Monsieur L’ETAT, pour appliquer votre arsenal parlementaire, il est nécessaire de pouvoir étendre vos moyens. Et l’annonce de restrictions budgétaires pour votre survie nous inquiète pour la nôtre et surtout pour celle de l’enfant Protection de l’enfance. Nos professions sont surprenantes. Elles sont résilientes. S’il vous plait, Monsieur l’ETAT, aidez-nous à ne pas être rendus responsables de vos échecs ! Aidez-nous à être les outils de vos réussites ! Considérez-Nous comme nous considérons celles et ceux que nous accompagnons ! Considérez-les également !

Nous ne vous demandons pas d’être parfait, mais d’être bienveillant et à la hauteur des attentes que vous avez placées dans nos professions.

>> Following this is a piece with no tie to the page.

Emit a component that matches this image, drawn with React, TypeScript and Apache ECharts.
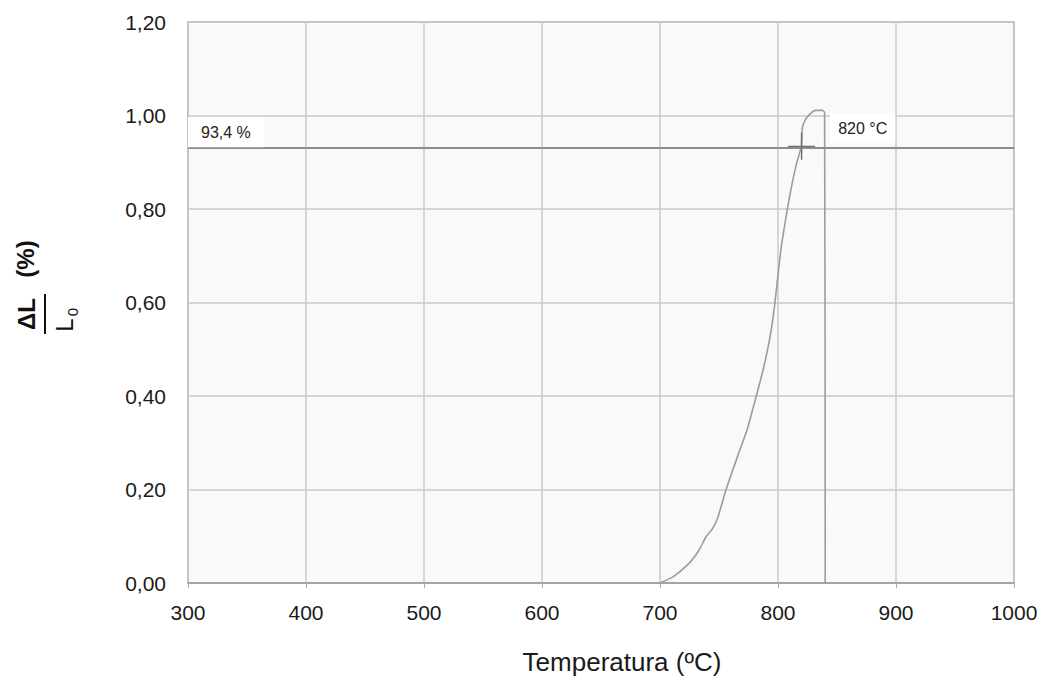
import React, { useEffect, useRef } from "react";
import * as echarts from "echarts";

const xTicks = [300, 400, 500, 600, 700, 800, 900, 1000];
const yTicks = [0, 0.2, 0.4, 0.6, 0.8, 1.0, 1.2];
const temperature = [700, 711, 725, 733, 739, 744, 749, 756, 767, 774, 778, 781.6, 787, 791, 794.5, 797.5, 802.6, 808.1, 812, 815.5, 819.7, 820.6, 823, 826.5, 832, 837.5, 839.5, 840];
const expansion = [0, 0.013, 0.043, 0.07, 0.099, 0.114, 0.14, 0.2, 0.28, 0.329, 0.366, 0.4, 0.452, 0.497, 0.545, 0.602, 0.716, 0.802, 0.855, 0.895, 0.934, 0.974, 0.99, 1.002, 1.011, 1.011, 1.006, 0];
const thresholdValue = 0.934;
const thresholdLabel = "93,4 %";
const pointTemp = 820;
const pointLabel = "820 °C";
const endTemp = 840;

const FONT = "'Liberation Sans', Arial, sans-serif";

export default function App() {
  const ref = useRef<HTMLDivElement>(null);
  useEffect(() => {
    if (!ref.current) return;
    const chart = echarts.init(ref.current, null, { renderer: "svg" });
    const data = temperature.map((t, i) => [t, expansion[i]]);
    const crossPath =
      "path://M13.25,0h1.5v13.25h13.25v1.5h-13.25v13.25h-1.5v-13.25h-13.25v-1.5h13.25z";
    chart.setOption({
      animation: false,
      backgroundColor: "#ffffff",
      textStyle: { fontFamily: FONT },
      grid: {
        left: 188,
        top: 22,
        right: 39,
        bottom: 101,
        show: true,
        backgroundColor: "#f9f9f9",
        borderColor: "#a8a8a8",
        borderWidth: 1.5,
      },
      xAxis: {
        type: "value",
        min: xTicks[0],
        max: xTicks[xTicks.length - 1],
        interval: 100,
        name: "Temperatura (ºC)",
        nameLocation: "middle",
        nameGap: 66,
        nameTextStyle: { fontSize: 26, color: "#1a1a1a", fontFamily: FONT, padding: [0, 0, 0, 42] },
        axisLine: { show: true, lineStyle: { color: "#9a9a9a", width: 1.5 } },
        axisTick: { show: true, length: 5, lineStyle: { color: "#aaaaaa" } },
        axisLabel: {
          fontSize: 21,
          color: "#1a1a1a",
          margin: 19,
          fontFamily: FONT,
          formatter: (v: number) => String(v),
        },
        splitLine: { show: true, lineStyle: { color: "#c8c8c8", width: 1.5 } },
      },
      yAxis: {
        type: "value",
        min: yTicks[0],
        max: yTicks[yTicks.length - 1],
        interval: 0.2,
        axisLine: { show: false },
        axisTick: { show: false },
        axisLabel: {
          fontSize: 21,
          color: "#1a1a1a",
          margin: 22,
          fontFamily: FONT,
          formatter: (v: number) => v.toFixed(2).replace(".", ","),
        },
        splitLine: { show: true, lineStyle: { color: "#c8c8c8", width: 1.5 } },
      },
      series: [
        {
          type: "line",
          data,
          showSymbol: false,
          symbol: "none",
          smooth: 0.2,
          lineStyle: { color: "#9c9c9c", width: 1.6 },
          markLine: {
            silent: true,
            symbol: "none",
            lineStyle: { color: "#8c8c8c", width: 2, type: "solid" },
            label: {
              show: true,
              position: "insideStartTop",
              formatter: thresholdLabel,
              backgroundColor: "#ffffff",
              color: "#222222",
              fontSize: 16,
              fontFamily: FONT,
              padding: [7, 13, 7, 13],
              distance: [0, 1],
            },
            data: [{ yAxis: thresholdValue }],
          },
          markPoint: {
            silent: true,
            data: [
              {
                coord: [pointTemp, thresholdValue],
                symbol: crossPath,
                symbolSize: 27,
                itemStyle: { color: "#6e6e6e" },
                label: { show: false },
              },
              {
                coord: [endTemp, thresholdValue],
                symbol: "circle",
                symbolSize: 0,
                itemStyle: { color: "transparent" },
                label: {
                  show: true,
                  position: "right",
                  distance: 5,
                  offset: [0, -18],
                  formatter: pointLabel,
                  backgroundColor: "#ffffff",
                  color: "#222222",
                  fontSize: 16,
                  fontFamily: FONT,
                  padding: [7, 8, 7, 8],
                },
              },
            ],
          },
        },
      ],
      graphic: [
        {
          type: "text",
          x: 26,
          y: 314,
          rotation: Math.PI / 2,
          style: {
            text: "ΔL",
            fontSize: 24,
            fontWeight: "bold",
            fontFamily: FONT,
            fill: "#111111",
            align: "center",
            verticalAlign: "middle",
          },
        },
        {
          type: "text",
          x: 25,
          y: 259,
          rotation: Math.PI / 2,
          style: {
            text: "(%)",
            fontSize: 24,
            fontWeight: "bold",
            fontFamily: FONT,
            fill: "#111111",
            align: "center",
            verticalAlign: "middle",
          },
        },
        {
          type: "line",
          shape: { x1: 45, y1: 294, x2: 45, y2: 334 },
          style: { stroke: "#111111", lineWidth: 2 },
        },
        {
          type: "text",
          x: 64,
          y: 325,
          rotation: Math.PI / 2,
          style: {
            text: "L",
            fontSize: 24,
            fontFamily: FONT,
            fill: "#111111",
            align: "center",
            verticalAlign: "middle",
          },
        },
        {
          type: "text",
          x: 72,
          y: 312,
          rotation: Math.PI / 2,
          style: {
            text: "0",
            fontSize: 15,
            fontFamily: FONT,
            fill: "#111111",
            align: "center",
            verticalAlign: "middle",
          },
        },
      ],
    });
    return () => chart.dispose();
  }, []);
  return <div ref={ref} style={{ width: 1053, height: 684, margin: -8 }} />;
}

Dans le cadre de nos interventions, la question de la place de chacun (enfant, parent, professionnel) est posée.

Monsieur L’ETAT, quelle est la vôtre pour l’enfant PROTECTION DE L’ENFANCE ? Notre but n’est pas de vous mettre au pilori, pas plus que d’user d’une voix syndicale, mais de partager avec vous notre désarroi et notre soif de ne rien lâcher pour l’enfant protection de l’enfance et tous ses enfants.

Merci Monsieur L’ETAT d’avoir pris le temps de nous lire, de nous écouter, peut-être de nous entendre, car espérons que ce soir… nous pourrions rêver d’être une véritable équipe.